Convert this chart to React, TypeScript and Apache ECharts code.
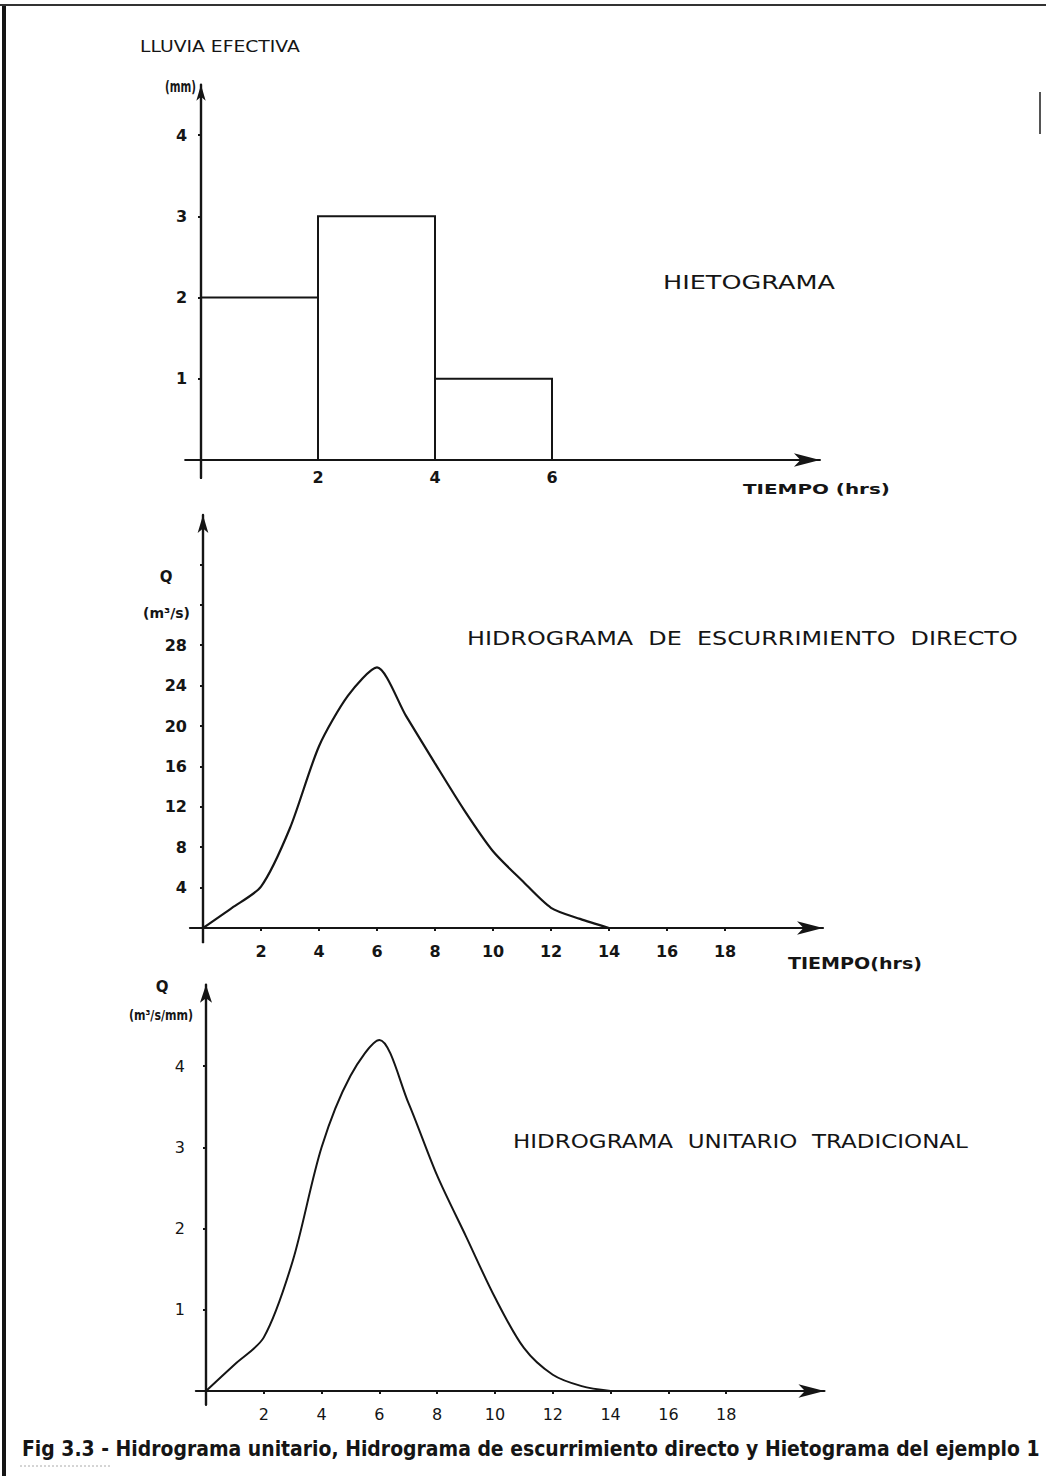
import { useEffect, useRef } from "react";
import * as echarts from "echarts";

// Hietograma: effective rainfall blocks (start hr, end hr, mm)
const RAIN_START = [0, 2, 4];
const RAIN_END = [2, 4, 6];
const RAIN_MM = [2, 3, 1];
const RAIN_Y_TICKS = [1, 2, 3, 4];
const RAIN_X_TICKS = [2, 4, 6];

// Direct runoff hydrograph (m3/s) and unit hydrograph (m3/s/mm), hourly
const HOURS = [0, 1, 2, 3, 4, 5, 6, 7, 8, 9, 10, 11, 12, 13, 14];
const DIRECT_Q = [0, 2.0, 4.1, 9.9, 18.0, 23.0, 25.8, 21.0, 16.3, 11.7, 7.6, 4.7, 2.0, 0.9, 0];
const UNIT_Q = [0, 0.33, 0.66, 1.6, 3.0, 3.88, 4.32, 3.55, 2.65, 1.9, 1.15, 0.53, 0.2, 0.06, 0];
const Q_LABEL_TICKS = [4, 8, 12, 16, 20, 24, 28];
const Q_MARK_TICKS = [4, 8, 12, 16, 20, 24, 28, 32, 36];
const UNIT_TICKS = [1, 2, 3, 4];
const TIME_TICKS = [2, 4, 6, 8, 10, 12, 14, 16, 18];

const INK = "#151515";
const FONT = "'DejaVu Sans', 'Liberation Sans', sans-serif";

type Panel = {
  ox: number; oy: number; kx: number; ky: number;
  xMin: number; xMax: number; yMin: number; yMax: number;
};

// plot frames: origin pixel, pixels per unit, and value ranges
const P1: Panel = { ox: 201, oy: 460, kx: 58.5, ky: 81.25, xMin: -0.27, xMax: 10.58, yMin: -0.22, yMax: 4.62 };
const P2: Panel = { ox: 203, oy: 928, kx: 29, ky: 10.1, xMin: -0.45, xMax: 21.38, yMin: -1.4, yMax: 40.9 };
const P3: Panel = { ox: 206, oy: 1391, kx: 28.9, ky: 81.25, xMin: -0.35, xMax: 21.4, yMin: -0.17, yMax: 5.0 };

function gridOf(p: Panel) {
  return {
    left: p.ox + p.xMin * p.kx,
    top: p.oy - p.yMax * p.ky,
    width: (p.xMax - p.xMin) * p.kx,
    height: (p.yMax - p.yMin) * p.ky,
    containLabel: false,
    outerBoundsMode: "none",
  };
}

function measure(text: string, size: number, weight: string) {
  const ctx = document.createElement("canvas").getContext("2d");
  if (!ctx) return text.length * size * 0.6;
  ctx.font = `${weight} ${size}px ${FONT}`;
  return ctx.measureText(text).width;
}

// text placed at (x, y); optional target width stretches or squeezes it horizontally
function label(text: string, x: number, y: number, size: number, weight: string, width?: number, align = "left") {
  const scaleX = width ? width / measure(text, size, weight) : 1;
  return {
    type: "text",
    x,
    y,
    scaleX,
    silent: true,
    style: {
      text,
      fontSize: size,
      fontFamily: FONT,
      fontWeight: weight,
      fill: INK,
      align,
      verticalAlign: "middle",
    },
  };
}

function xAxisOf(idx: number, p: Panel, ticks: number[], showTicks: boolean, margin: number, weight: string, size: number) {
  return {
    type: "value",
    gridIndex: idx,
    min: p.xMin,
    max: p.xMax,
    axisLine: {
      onZero: true,
      symbol: ["none", "arrow"],
      symbolSize: [10, 26],
      lineStyle: { color: INK, width: 2.2 },
    },
    axisTick: { show: showTicks, customValues: ticks, length: 3, lineStyle: { color: INK, width: 2 } },
    axisLabel: { customValues: ticks, margin, color: INK, fontFamily: FONT, fontWeight: weight, fontSize: size },
    splitLine: { show: false },
  };
}

function yAxisOf(idx: number, p: Panel, labels: number[], marks: number[], margin: number, weight: string, size: number, arrow: number[]) {
  return {
    type: "value",
    gridIndex: idx,
    min: p.yMin,
    max: p.yMax,
    axisLine: {
      onZero: true,
      symbol: ["none", "arrow"],
      symbolSize: arrow,
      lineStyle: { color: INK, width: 2.4 },
    },
    axisTick: { show: true, customValues: marks, length: 3, lineStyle: { color: INK, width: 2 } },
    axisLabel: { customValues: labels, margin, color: INK, fontFamily: FONT, fontWeight: weight, fontSize: size },
    splitLine: { show: false },
  };
}

export default function App() {
  const ref = useRef<HTMLDivElement>(null);

  useEffect(() => {
    if (!ref.current) return;
    const chart = echarts.init(ref.current, null, { renderer: "svg" });

    const rainBlocks = RAIN_START.map((s, i) => [s, RAIN_END[i], RAIN_MM[i]]);
    const direct = HOURS.map((h, i) => [h, DIRECT_Q[i]]);
    const unit = HOURS.map((h, i) => [h, UNIT_Q[i]]);

    const option: any = {
      animation: false,
      backgroundColor: "#ffffff",
      grid: [gridOf(P1), gridOf(P2), gridOf(P3)],
      xAxis: [
        xAxisOf(0, P1, RAIN_X_TICKS, false, -8, "bold", 16),
        xAxisOf(1, P2, TIME_TICKS, true, 1, "bold", 16),
        xAxisOf(2, P3, TIME_TICKS, true, 2, "normal", 16),
      ],
      yAxis: [
        yAxisOf(0, P1, RAIN_Y_TICKS, RAIN_Y_TICKS, -2, "bold", 16, [7, 16]),
        yAxisOf(1, P2, Q_LABEL_TICKS, Q_MARK_TICKS, 3, "bold", 16, [8, 18]),
        yAxisOf(2, P3, UNIT_TICKS, UNIT_TICKS, 11, "normal", 16, [9, 18]),
      ],
      series: [
        {
          type: "custom",
          xAxisIndex: 0,
          yAxisIndex: 0,
          data: rainBlocks,
          encode: { x: [0, 1], y: 2 },
          renderItem: (_params: any, api: any) => {
            const a = api.coord([api.value(0), 0]);
            const b = api.coord([api.value(1), api.value(2)]);
            return {
              type: "rect",
              shape: { x: a[0], y: b[1], width: b[0] - a[0], height: a[1] - b[1] },
              style: { fill: "none", stroke: INK, lineWidth: 2 },
            };
          },
        },
        {
          type: "line",
          xAxisIndex: 1,
          yAxisIndex: 1,
          data: direct,
          smooth: 0.25,
          showSymbol: false,
          lineStyle: { color: INK, width: 2.2 },
        },
        {
          type: "line",
          xAxisIndex: 2,
          yAxisIndex: 2,
          data: unit,
          smooth: 0.3,
          showSymbol: false,
          lineStyle: { color: INK, width: 2 },
        },
      ],
      graphic: [
        // sheet frame
        { type: "line", silent: true, shape: { x1: 4, y1: 4, x2: 4, y2: 1476 }, style: { stroke: INK, lineWidth: 4 } },
        { type: "line", silent: true, shape: { x1: 0, y1: 5, x2: 1046, y2: 5 }, style: { stroke: "#333", lineWidth: 2 } },
        { type: "line", silent: true, shape: { x1: 1040, y1: 92, x2: 1040, y2: 134 }, style: { stroke: "#555", lineWidth: 2 } },
        { type: "line", silent: true, shape: { x1: 20, y1: 1466, x2: 110, y2: 1466 }, style: { stroke: "#aaa", lineWidth: 1, lineDash: [2, 2] } },

        // hietograma
        label("LLUVIA EFECTIVA", 140, 47, 15, "normal", 160),
        label("(mm)", 196, 87, 15, "bold", 31, "right"),
        label("HIETOGRAMA", 663, 282, 20, "normal", 172),
        label("TIEMPO (hrs)", 743, 489, 14, "bold", 147),

        // hidrograma de escurrimiento directo
        label("Q", 166, 577, 15, "bold", undefined, "center"),
        label("(m³/s)", 143, 613, 14, "bold", 47),
        label("HIDROGRAMA  DE  ESCURRIMIENTO  DIRECTO", 467, 638, 20, "normal", 551),
        label("TIEMPO(hrs)", 788, 964, 15, "bold", 134),

        // hidrograma unitario
        label("Q", 162, 987, 15, "bold", undefined, "center"),
        label("(m³/s/mm)", 129, 1015, 14, "bold", 64),
        label("HIDROGRAMA  UNITARIO  TRADICIONAL", 513, 1141, 20, "normal", 455),

        // caption
        label(
          "Fig 3.3 - Hidrograma unitario, Hidrograma de escurrimiento directo y Hietograma del ejemplo 1",
          22, 1448, 22, "bold", 1018
        ),
      ],
    };

    chart.setOption(option);
    return () => chart.dispose();
  }, []);

  return (
    <div
      ref={ref}
      style={{ position: "absolute", left: 0, top: 0, width: 1046, height: 1476, background: "#fff" }}
    />
  );
}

To do: Your task is to reproduce exactly the lines from the start of the data above through the line containing "import * as", leaving every picture out.

Task answer:
Convert this chart to React, TypeScript and Apache ECharts code.
import { useEffect, useRef } from "react";
import * as echarts from "echarts";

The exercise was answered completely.